Record livestock entries for Great Yorkshire Show

Record livestock entries look set to make this year’s Great Yorkshire Show the largest show of stock in England this year, with about 1800 sheep entered for the Farmers Weekly-sponsored sheep section and a waiting list in place for cattle exhibitors hoping to gain last-minute entries.

Topping the list of sheep breeds for numbers is the Texel breed, with more than 270 entries for judge Robert Laird, Biggar, to sort through to find his breed champion that will go forward to the interbreed championship under a panel of judges.

And it is another Continental terminal sire breed who has attracted the second highest number of entries, with Beltex numbers standing at 128, a record for the breed at Harrogate. The task of selecting the champion from this breed has been handed to another Biggar-based breeder, this time Mary Dunlop, whose son Michael picked up last year’s Royal Highland Winter Fair championship with Beltex-sired lambs.

A total of 126 Charollais entries have been made for the show, with Worcestershire-based Geoff Probert taking on the challenge of selecting the champion with a view to the breed repeating its success in clinching last year’s Great Yorkshire interbreed title.

Topping the numbers among the native breeds, are the Shetland breeders, with the breed putting out 97 sheep for Maurice Wakeling to sort through. Second best of the native breeds are the Suffolks, who this year will be placed by one of the region’s foremost exponents of the breed, Richard Bulmer, Great Habton, Malton. Having been a long-term exhibitor of the breed at the Great Yorkshire, Mr Bulmer will this year be charged with picking the best of the sheep put forward by his fellow breeders.

With many exhibitors on waiting lists for cattle entries, honorary show director Bill Cowling is conscious the show needs to start planning for next year’s event to ensure extra cattle accommodation can be provided. “Having more entries than we can cope with is a strong position to be in and, as some drop out, some of those on the waiting list will be able to come. But it is not a situation we want to reoccur next year. We need to find a way of accommodating as many of those who want to come to the show as possible.”

But, Mr Cowling is ruling out any grand plan to demolish and redevelop the existing cattle accommodation. “That’s not on the agenda. We need to look at whether the current buildings can be adapted to accommodate more stock or what arrangements can be made to house the overspill we have. It may be that some cattle are stalled in marquees in future or we may erect additional permanent buildings.

“However, current and potential exhibitors can rest assured we are doing all we can to increase cattle accommodation for next year’s show. This is important as I believe more people will want to show at Harrogate next year rather than a shorter event at Stoneleigh.”

And, like the sheep judges, there is a raft of high-quality names among the cattle judges, none less so than Ian Callion of Stirling, Scotland, who has been called south of the border to place the entries in the interbreed group competition on the second day of the show. Mr Callion will also have the honour of adjudicating in the junior interbreed championship.

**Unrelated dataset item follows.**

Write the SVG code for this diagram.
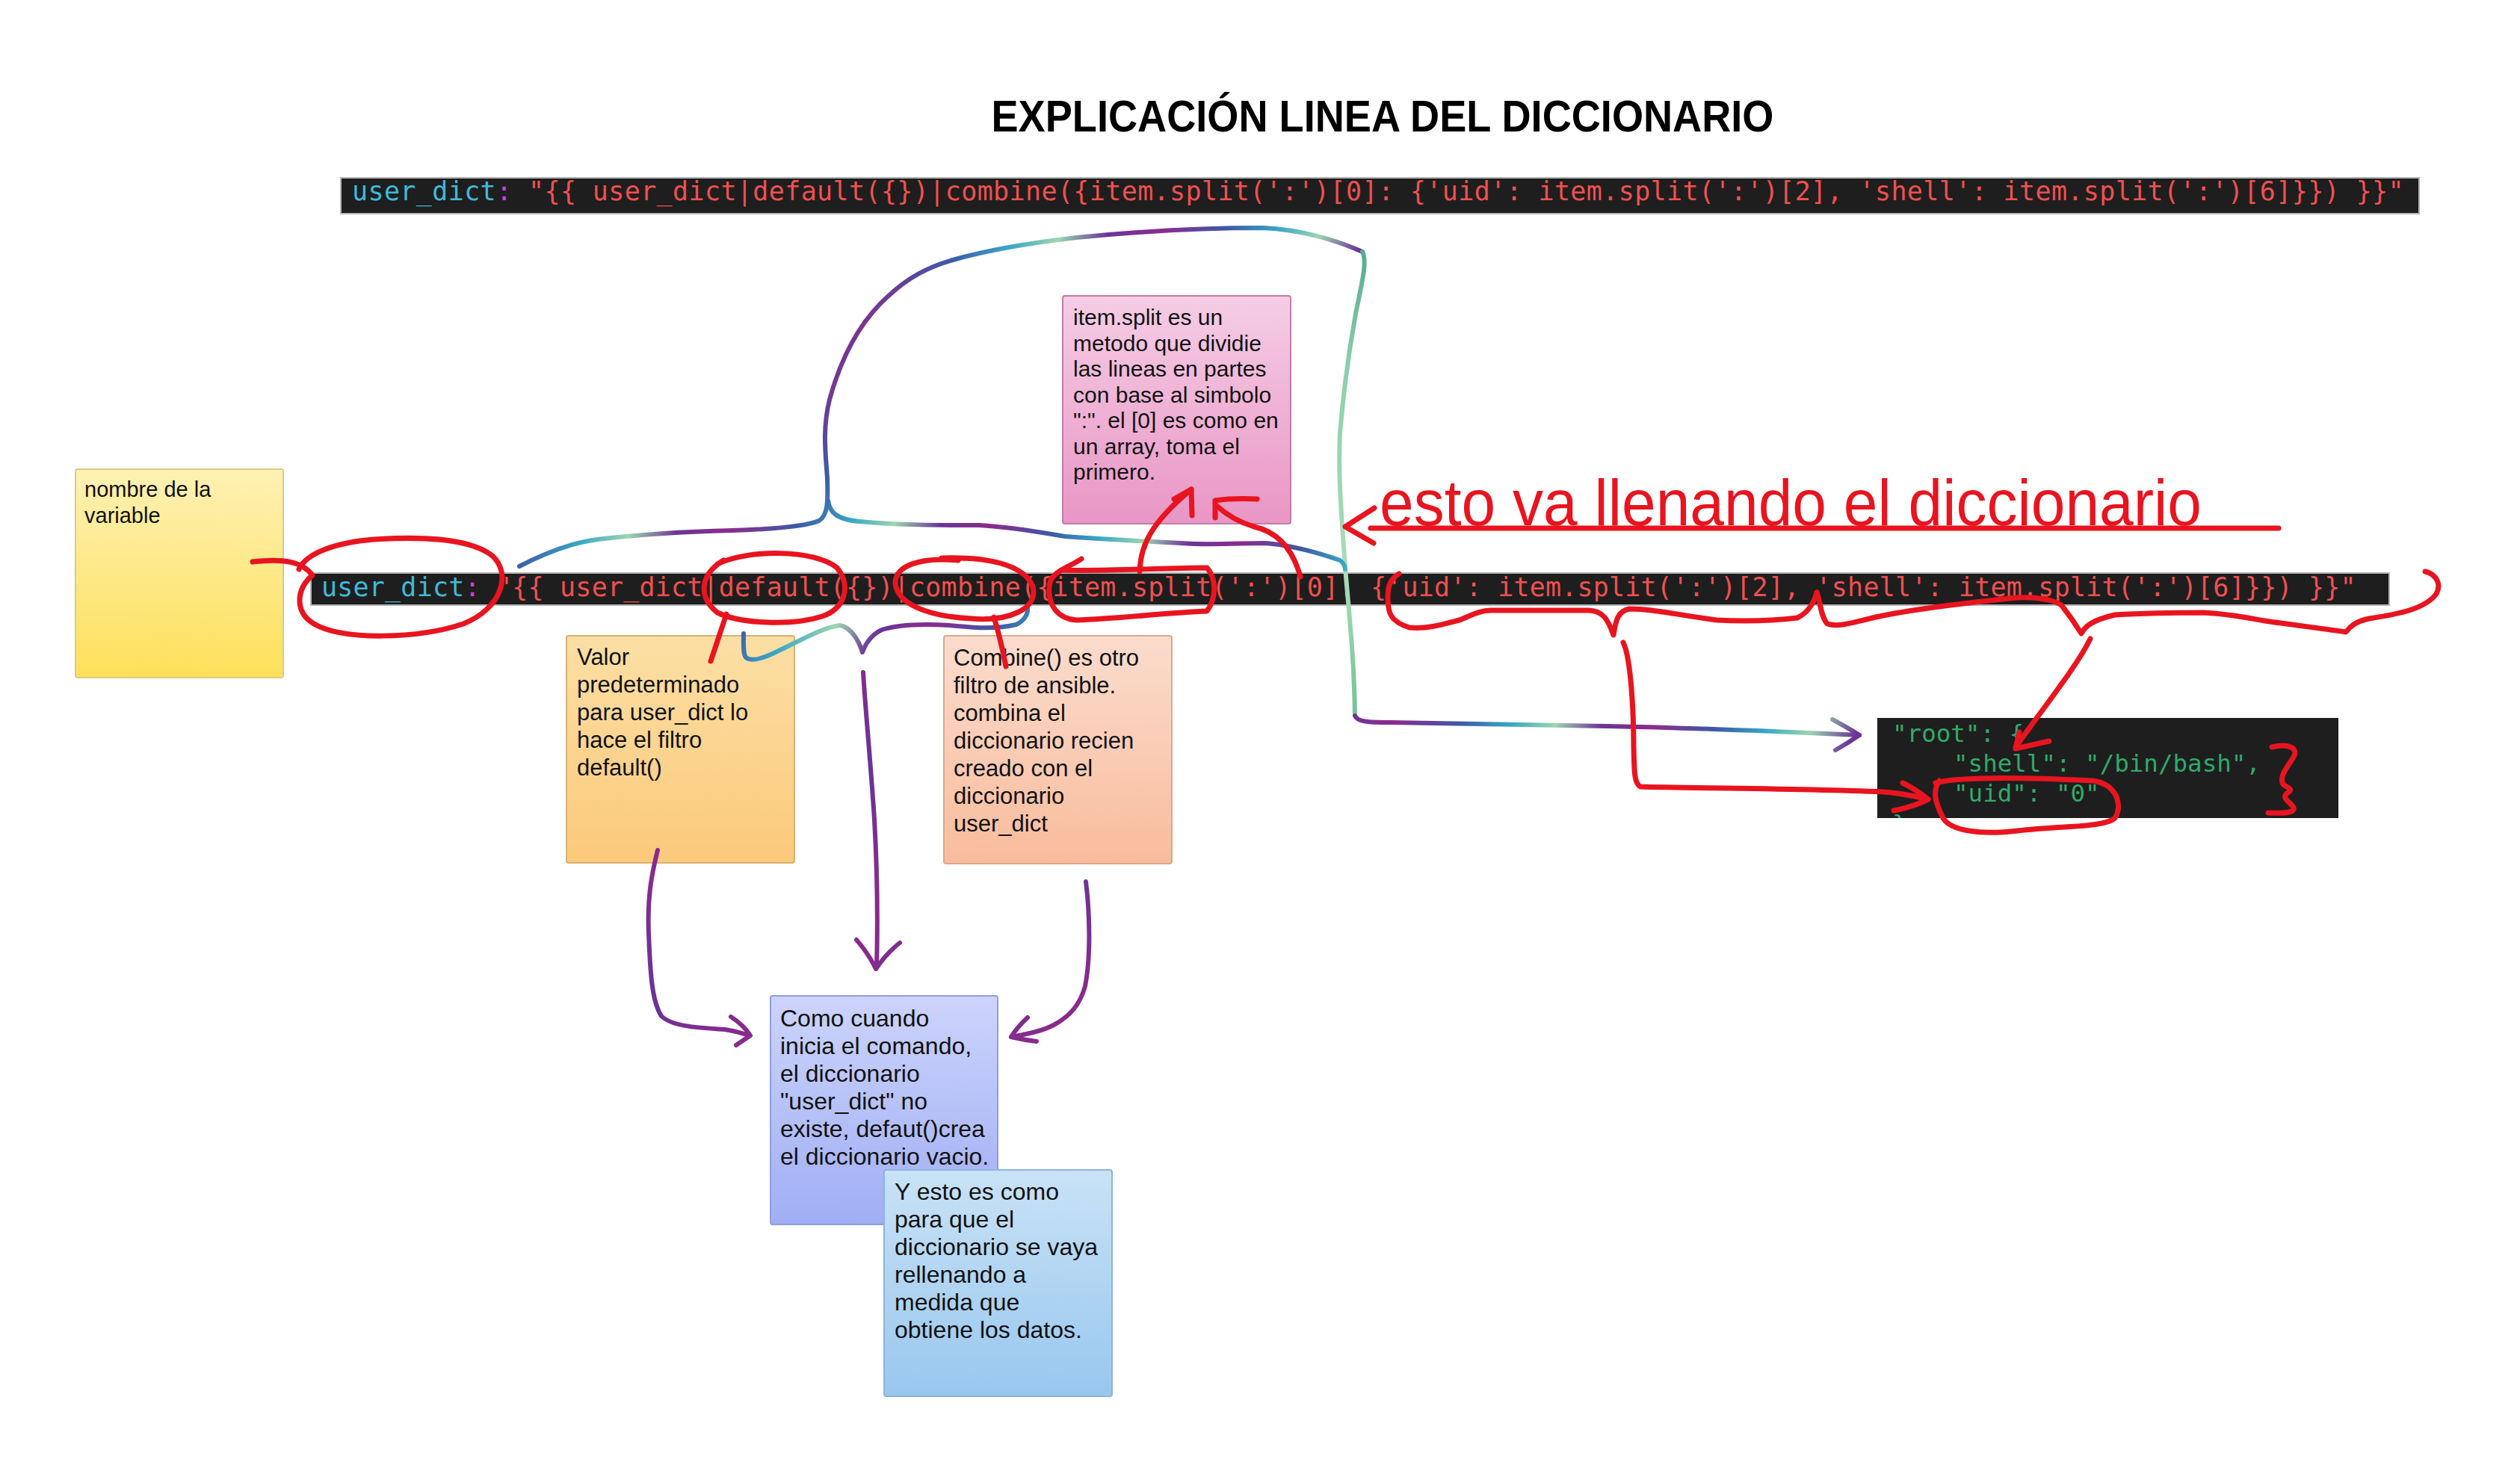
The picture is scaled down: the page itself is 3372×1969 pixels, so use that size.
<svg xmlns="http://www.w3.org/2000/svg" width="3372" height="1969" viewBox="0 0 3372 1969">
<defs>
<linearGradient id="gYellow" x1="0" y1="0" x2="0" y2="1"><stop offset="0" stop-color="#fef1b3"/><stop offset="1" stop-color="#fde05a"/></linearGradient>
<linearGradient id="gPink" x1="0" y1="0" x2="0" y2="1"><stop offset="0" stop-color="#f5cde5"/><stop offset="1" stop-color="#e996c5"/></linearGradient>
<linearGradient id="gOrange" x1="0" y1="0" x2="0" y2="1"><stop offset="0" stop-color="#fcdfa5"/><stop offset="1" stop-color="#fbc97a"/></linearGradient>
<linearGradient id="gPeach" x1="0" y1="0" x2="0" y2="1"><stop offset="0" stop-color="#fbdccd"/><stop offset="1" stop-color="#f8bc9c"/></linearGradient>
<linearGradient id="gViolet" x1="0" y1="0" x2="0" y2="1"><stop offset="0" stop-color="#ccd4fb"/><stop offset="1" stop-color="#a0aef5"/></linearGradient>
<linearGradient id="gBlue" x1="0" y1="0" x2="0" y2="1"><stop offset="0" stop-color="#c9e2f6"/><stop offset="1" stop-color="#98c7ee"/></linearGradient>
<linearGradient id="rb" gradientUnits="userSpaceOnUse" x1="0" y1="0" x2="260" y2="150" spreadMethod="repeat">
<stop offset="0" stop-color="#8a2b8c"/><stop offset="0.25" stop-color="#3c5aa8"/><stop offset="0.45" stop-color="#3aa8c4"/><stop offset="0.62" stop-color="#9dd5b0"/><stop offset="0.8" stop-color="#6b3598"/><stop offset="1" stop-color="#8a2b8c"/>
</linearGradient>
<linearGradient id="pu" gradientUnits="userSpaceOnUse" x1="0" y1="0" x2="200" y2="200" spreadMethod="repeat">
<stop offset="0" stop-color="#8c2a8b"/><stop offset="0.5" stop-color="#6a3399"/><stop offset="1" stop-color="#8c2a8b"/>
</linearGradient>
<linearGradient id="mint" gradientUnits="userSpaceOnUse" x1="0" y1="300" x2="0" y2="970">
<stop offset="0" stop-color="#4aa48a"/><stop offset="0.3" stop-color="#8fd0ad"/><stop offset="0.7" stop-color="#a9dcb9"/><stop offset="1" stop-color="#6fbf98"/>
</linearGradient>
<clipPath id="outClip"><rect x="2512" y="961" width="617" height="134"/></clipPath>
<style>
.note{font-family:"Liberation Sans",Arial,sans-serif;fill:#111;}
.code{font-family:"DejaVu Sans Mono","Liberation Mono",monospace;font-size:35px;}
.cy{fill:#3fb9d9;} .mg{fill:#d63cd6;} .rd{fill:#f0504f;}
.out{font-family:"DejaVu Sans Mono","Liberation Mono",monospace;font-size:32.5px;fill:#2faa6a;white-space:pre;}
.red{fill:none;stroke:#e8141f;stroke-width:7;stroke-linecap:round;stroke-linejoin:round;}
.rain{fill:none;stroke:url(#rb);stroke-width:6;stroke-linecap:round;stroke-linejoin:round;}
.purp{fill:none;stroke:url(#pu);stroke-width:6;stroke-linecap:round;stroke-linejoin:round;}
.mnt{fill:none;stroke:url(#mint);stroke-width:6;stroke-linecap:round;stroke-linejoin:round;}
</style>
</defs>
<rect width="3372" height="1969" fill="#ffffff"/>

<g id="title">
<text x="1850" y="176" text-anchor="middle" font-family="Liberation Sans, Arial, sans-serif" font-weight="bold" font-size="60" textLength="1047" lengthAdjust="spacingAndGlyphs" fill="#000">EXPLICACIÓN LINEA DEL DICCIONARIO</text>
</g>

<g id="code-top">
<rect x="456" y="238" width="2781" height="48" fill="#1e1e1e" stroke="#b5b5b5" stroke-width="2"/>
<text class="code" x="471" y="268" letter-spacing="0.38" xml:space="preserve"><tspan class="cy">user_dict</tspan><tspan class="mg">:</tspan><tspan class="rd"> "{{ user_dict|default({})|combine({item.split(':')[0]: {'uid': item.split(':')[2], 'shell': item.split(':')[6]}}) }}"</tspan></text>
</g>

<g id="code-main">
<rect x="416" y="767" width="2781" height="43" fill="#1e1e1e" stroke="#b5b5b5" stroke-width="2"/>
<text class="code" x="430" y="798" letter-spacing="0.2" xml:space="preserve"><tspan class="cy">user_dict</tspan><tspan class="mg">:</tspan><tspan class="rd"> "{{ user_dict|default({})|combine({item.split(':')[0]: {'uid': item.split(':')[2], 'shell': item.split(':')[6]}}) }}"</tspan></text>
</g>

<g id="code-output">
<rect x="2512" y="961" width="617" height="134" fill="#1e1e1e"/>
<g clip-path="url(#outClip)">
<text class="out" x="2532" y="993">"root": {</text>
<text class="out" x="2614" y="1033">"shell": "/bin/bash",</text>
<text class="out" x="2614" y="1073">"uid": "0"</text>
<text class="out" x="2532" y="1114">}</text>
</g>
</g>

<g id="note-variable">
<rect x="101" y="628" width="278" height="279" rx="3" fill="url(#gYellow)" stroke="#dccb86" stroke-width="2"/>
<text class="note" font-size="29"><tspan x="113" y="665">nombre de la</tspan><tspan x="113" y="700">variable</tspan></text>
</g>

<g id="note-split">
<rect x="1422" y="396" width="305" height="305" rx="3" fill="url(#gPink)" stroke="#c27ba6" stroke-width="2"/>
<text class="note" font-size="30"><tspan x="1436" y="435">item.split es un</tspan><tspan x="1436" y="469.5">metodo que dividie</tspan><tspan x="1436" y="504">las lineas en partes</tspan><tspan x="1436" y="538.5">con base al simbolo</tspan><tspan x="1436" y="573">":". el [0] es como en</tspan><tspan x="1436" y="607.5">un array, toma el</tspan><tspan x="1436" y="642">primero.</tspan></text>
</g>

<g id="note-default">
<rect x="758" y="851" width="305" height="304" rx="3" fill="url(#gOrange)" stroke="#d8b273" stroke-width="2"/>
<text class="note" font-size="31"><tspan x="772" y="890">Valor</tspan><tspan x="772" y="927">predeterminado</tspan><tspan x="772" y="964">para user_dict lo</tspan><tspan x="772" y="1001">hace el filtro</tspan><tspan x="772" y="1038">default()</tspan></text>
</g>

<g id="note-combine">
<rect x="1263" y="851" width="305" height="305" rx="3" fill="url(#gPeach)" stroke="#dba990" stroke-width="2"/>
<text class="note" font-size="31"><tspan x="1276" y="891">Combine() es otro</tspan><tspan x="1276" y="928">filtro de ansible.</tspan><tspan x="1276" y="965">combina el</tspan><tspan x="1276" y="1002">diccionario recien</tspan><tspan x="1276" y="1039">creado con el</tspan><tspan x="1276" y="1076">diccionario</tspan><tspan x="1276" y="1113">user_dict</tspan></text>
</g>

<g id="note-empty">
<rect x="1031" y="1333" width="304" height="306" rx="3" fill="url(#gViolet)" stroke="#8f9fd8" stroke-width="2"/>
<text class="note" font-size="32"><tspan x="1044" y="1374">Como cuando</tspan><tspan x="1044" y="1411">inicia el comando,</tspan><tspan x="1044" y="1448">el diccionario</tspan><tspan x="1044" y="1485">"user_dict" no</tspan><tspan x="1044" y="1522">existe, defaut()crea</tspan><tspan x="1044" y="1559">el diccionario vacio.</tspan></text>
</g>

<g id="note-fill">
<rect x="1183" y="1566" width="305" height="303" rx="3" fill="url(#gBlue)" stroke="#8db5dc" stroke-width="2"/>
<text class="note" font-size="32"><tspan x="1197" y="1606">Y esto es como</tspan><tspan x="1197" y="1643">para que el</tspan><tspan x="1197" y="1680">diccionario se vaya</tspan><tspan x="1197" y="1717">rellenando a</tspan><tspan x="1197" y="1754">medida que</tspan><tspan x="1197" y="1791">obtiene los datos.</tspan></text>
</g>

<g id="note-handwritten">
<text x="1846" y="703" font-family="Liberation Sans, Arial, sans-serif" font-size="88" textLength="1100" lengthAdjust="spacingAndGlyphs" fill="#e8141f">esto va llenando el diccionario</text>
</g>

<g id="connectors">
<path class="rain" d="M695,758 C720,745 760,727 800,722 C850,716 900,712 980,710 C1040,708 1080,704 1096,697 C1108,690 1108,670 1107,640 C1105,610 1100,575 1110,535 C1125,480 1150,430 1190,395 C1215,372 1240,358 1275,348 C1320,335 1380,325 1440,318 C1520,310 1600,305 1690,305 C1740,307 1790,322 1823,337"/>
<path class="mnt" d="M1823,337 C1830,350 1822,380 1814,420 C1805,470 1798,520 1793,580 C1790,640 1796,700 1800,760 C1805,820 1812,880 1813,958"/>
<path class="rain" d="M1108,670 C1110,685 1118,695 1150,698 C1200,703 1260,703 1310,703 C1350,705 1390,712 1425,718 C1480,722 1540,725 1580,727 C1620,730 1660,727 1693,727 C1730,730 1770,742 1793,750 C1798,754 1800,758 1800,762"/>
<path class="rain" d="M1813,958 C1816,966 1830,967 1860,967 C1950,968 2050,971 2150,972 C2250,974 2350,978 2420,981 L2488,984"/>
<path class="rain" d="M2452,963 Q2474,975 2488,984 Q2472,995 2456,1004"/>
<path class="rain" d="M995,848 C995,860 994,875 998,880 C1005,886 1020,882 1040,872 C1070,858 1100,840 1124,837 C1140,840 1150,860 1154,873 C1158,862 1165,850 1180,843 C1205,835 1240,835 1270,837 C1300,840 1330,843 1360,836 C1372,830 1376,822 1375,812"/>
<path class="purp" d="M1155,900 C1158,950 1165,1020 1170,1097 C1173,1150 1175,1220 1173,1293"/>
<path class="purp" d="M1146,1258 Q1162,1276 1172,1297 Q1186,1276 1204,1262"/>
<path class="purp" d="M880,1138 C872,1170 866,1200 868,1250 C870,1300 872,1340 885,1360 C900,1375 940,1376 970,1378 C985,1380 995,1384 1003,1386"/>
<path class="purp" d="M978,1361 Q995,1372 1004,1386 Q994,1393 985,1399"/>
<path class="purp" d="M1453,1180 C1458,1220 1460,1280 1452,1320 C1445,1345 1432,1360 1410,1372 C1395,1380 1375,1384 1353,1388"/>
<path class="purp" d="M1375,1362 Q1361,1375 1353,1388 Q1370,1392 1387,1394"/>
<path class="red" d="M338,752 C380,747 405,752 418,770 C395,790 395,820 420,835 C460,858 560,855 620,835 C670,815 685,770 660,745 C630,720 560,718 500,722 C450,726 410,740 400,762"/>
<path class="red" d="M960,755 C1000,735 1090,735 1120,760 C1140,785 1130,815 1100,825 C1060,838 990,835 960,820 C935,800 935,770 968,750"/>
<path class="red" d="M972,822 Q962,852 951,885"/>
<path class="red" d="M1260,747 C1320,745 1370,755 1382,785 C1390,815 1350,832 1300,828 C1240,825 1200,808 1198,780 C1198,758 1230,745 1282,750"/>
<path class="red" d="M1330,826 Q1340,860 1346,892"/>
<path class="red" d="M1447,748 C1430,760 1405,765 1404,785 C1402,810 1415,828 1440,830 C1500,828 1560,820 1615,818 C1628,800 1628,775 1615,760 C1560,760 1480,765 1420,763"/>
<path class="red" d="M1525,765 C1526,730 1540,700 1594,655"/>
<path class="red" d="M1571,668 L1594,655 L1595,690"/>
<path class="red" d="M1740,772 C1730,735 1710,712 1678,705 C1655,698 1640,688 1628,677"/>
<path class="red" d="M1682,668 C1660,667 1640,668 1626,670 L1626,693"/>
<path class="red" d="M1872,768 C1860,775 1857,785 1857,800 C1857,820 1860,832 1886,840 C1910,842 1930,836 1953,830 C1970,823 1980,817 1995,817 L2125,817 C2145,817 2152,830 2159,850 C2162,830 2165,818 2180,815 C2210,815 2240,822 2297,830 C2340,832 2380,830 2405,827 C2420,820 2428,805 2431,793"/>
<path class="red" d="M2431,793 C2436,805 2436,825 2445,835 C2460,840 2480,833 2510,826 C2560,815 2640,806 2699,800 C2730,798 2755,805 2760,812 C2770,825 2780,840 2785,848 C2790,838 2800,830 2830,823 C2880,820 2920,820 2948,820 C2990,822 3020,830 3044,833 C3080,838 3120,843 3139,846 C3145,838 3152,832 3170,828 C3210,822 3245,815 3260,795 C3268,780 3258,768 3245,765"/>
<path class="red" d="M2172,860 C2182,880 2186,950 2186,1000 C2187,1030 2186,1048 2195,1053 C2250,1055 2400,1055 2520,1060 C2545,1062 2565,1066 2580,1070"/>
<path class="red" d="M2546,1048 Q2566,1058 2580,1070 Q2560,1080 2534,1085"/>
<path class="red" d="M2797,855 C2780,890 2740,940 2697,1000"/>
<path class="red" d="M2702,980 L2697,1002 L2742,992"/>
<path class="red" d="M2590,1048 C2620,1040 2700,1040 2800,1045 C2835,1050 2840,1080 2830,1095 C2815,1108 2760,1105 2700,1112 C2650,1118 2610,1112 2600,1095 C2590,1075 2585,1060 2595,1045"/>
<path class="red" d="M3040,1000 C3060,995 3078,1000 3068,1015 C3058,1030 3050,1040 3055,1050 C3062,1055 3070,1056 3060,1062 C3050,1070 3075,1078 3068,1085 C3060,1090 3045,1088 3035,1088"/>
<path class="red" d="M1839,680 L1800,705 L1838,727"/>
<path class="red" d="M1834,707 L3049,707"/>
</g>
</svg>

As ever at the Great Yorkshire, the individual interbreed award will be decided by a panel of judges, each of whom would have judged their own breed section at the show. Among that illustrious panel will be: Northern Irish breeder Brian McAllister, who will take charge of the Charolais classes; Alasdair Houston, who will place the Simmental entries; Angela Robertson, who will be in charge of finding a champion from the Aberdeen Angus lines; and Frenchman Yves Rougier, who will travel from Le Monteil, in the Limousin region of central France.

In the dairy lines, the Jerseys will come under the scrutiny of Hertfordshire-based leading breeder Barry Daw, with Gilmour Lawrie taking on the Ayrshire classes. Interbreed judging honours among the dairy cattle will fall to just one man and this year it will be Essex-based Pete Prior, who has the enviable job of picking an overall winner from the four breeds on display.

Placing the interbreed championship in the pigs will fall to Northern Irish pig breeding supremo Robert Overend, a long-time pedigree breeder and pig AI centre owner from Magherafelt. And the final of the prestigious BPA Pig of the Year competition will be placed by one the pedigree pig world’s most famous faces, Dorset-based Steve Loveless.